--- DIRECTIONS FOR THIS TASK ---
Reproduce nothing but the lines from the start of the material through the line that includes "(scr3) at (407.5,330.5)", both ends included, and omit every picture.

--- MATERIAL ---
----------------

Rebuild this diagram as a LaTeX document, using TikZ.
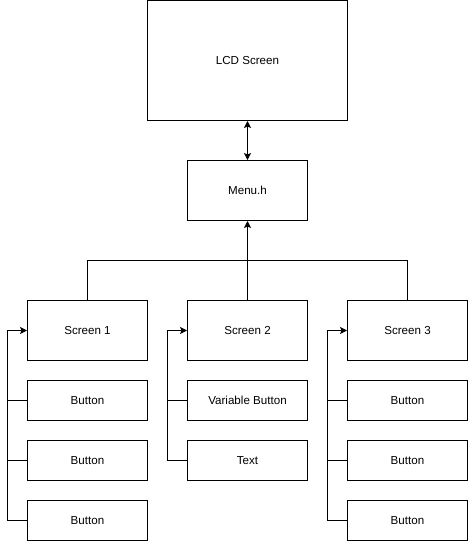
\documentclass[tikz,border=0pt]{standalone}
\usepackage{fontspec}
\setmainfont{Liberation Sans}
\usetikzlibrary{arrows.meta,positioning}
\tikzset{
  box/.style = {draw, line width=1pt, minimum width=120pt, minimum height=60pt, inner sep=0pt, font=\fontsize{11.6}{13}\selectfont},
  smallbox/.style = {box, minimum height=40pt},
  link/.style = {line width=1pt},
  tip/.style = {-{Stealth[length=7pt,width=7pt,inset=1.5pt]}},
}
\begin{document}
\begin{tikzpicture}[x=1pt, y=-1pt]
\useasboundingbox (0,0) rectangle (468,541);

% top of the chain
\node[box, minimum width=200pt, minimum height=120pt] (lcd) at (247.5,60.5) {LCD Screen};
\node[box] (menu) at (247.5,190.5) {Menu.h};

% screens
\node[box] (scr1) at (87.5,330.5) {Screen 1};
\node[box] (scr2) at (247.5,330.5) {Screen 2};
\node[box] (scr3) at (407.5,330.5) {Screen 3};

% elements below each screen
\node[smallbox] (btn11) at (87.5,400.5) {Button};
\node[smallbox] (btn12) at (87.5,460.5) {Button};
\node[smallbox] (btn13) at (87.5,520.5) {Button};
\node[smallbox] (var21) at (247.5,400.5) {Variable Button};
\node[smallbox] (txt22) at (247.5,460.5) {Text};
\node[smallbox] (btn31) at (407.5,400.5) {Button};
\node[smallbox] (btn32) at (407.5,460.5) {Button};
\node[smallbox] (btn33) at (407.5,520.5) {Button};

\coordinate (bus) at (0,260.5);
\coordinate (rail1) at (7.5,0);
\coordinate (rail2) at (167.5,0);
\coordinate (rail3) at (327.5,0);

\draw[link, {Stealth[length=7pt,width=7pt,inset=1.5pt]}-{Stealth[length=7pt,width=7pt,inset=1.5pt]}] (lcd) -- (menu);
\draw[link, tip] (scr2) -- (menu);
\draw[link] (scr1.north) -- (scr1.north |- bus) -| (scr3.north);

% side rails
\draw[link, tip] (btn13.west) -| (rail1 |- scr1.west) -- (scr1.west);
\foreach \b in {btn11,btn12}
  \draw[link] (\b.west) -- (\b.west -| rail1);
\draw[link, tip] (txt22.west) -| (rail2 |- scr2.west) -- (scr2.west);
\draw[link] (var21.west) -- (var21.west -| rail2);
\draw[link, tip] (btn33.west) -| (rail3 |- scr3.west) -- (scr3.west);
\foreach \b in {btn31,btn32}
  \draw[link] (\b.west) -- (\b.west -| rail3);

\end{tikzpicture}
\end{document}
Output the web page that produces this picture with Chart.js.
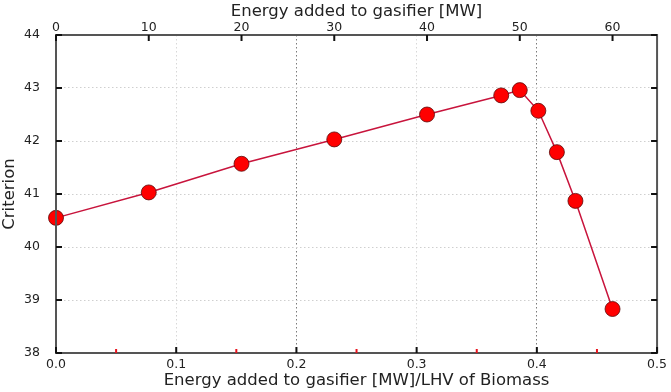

----------------

--- RESPONSE BELOW ---
Rebuild this diagram as a LaTeX document, using TikZ.
\documentclass[tikz,border=0pt]{standalone}
\usepackage{fontspec}
\setmainfont{Liberation Sans}
\usetikzlibrary{arrows.meta,positioning}
\tikzset{
  box/.style = {draw, line width=1pt, minimum width=120pt, minimum height=60pt, inner sep=0pt, font=\fontsize{11.6}{13}\selectfont},
  smallbox/.style = {box, minimum height=40pt},
  link/.style = {line width=1pt},
  tip/.style = {-{Stealth[length=7pt,width=7pt,inset=1.5pt]}},
}
\begin{document}
\begin{tikzpicture}[x=1pt, y=-1pt]
\useasboundingbox (0,0) rectangle (468,541);

% top of the chain
\node[box, minimum width=200pt, minimum height=120pt] (lcd) at (247.5,60.5) {LCD Screen};
\node[box] (menu) at (247.5,190.5) {Menu.h};

% screens
\node[box] (scr1) at (87.5,330.5) {Screen 1};
\node[box] (scr2) at (247.5,330.5) {Screen 2};
\node[box] (scr3) at (407.5,330.5) {Screen 3};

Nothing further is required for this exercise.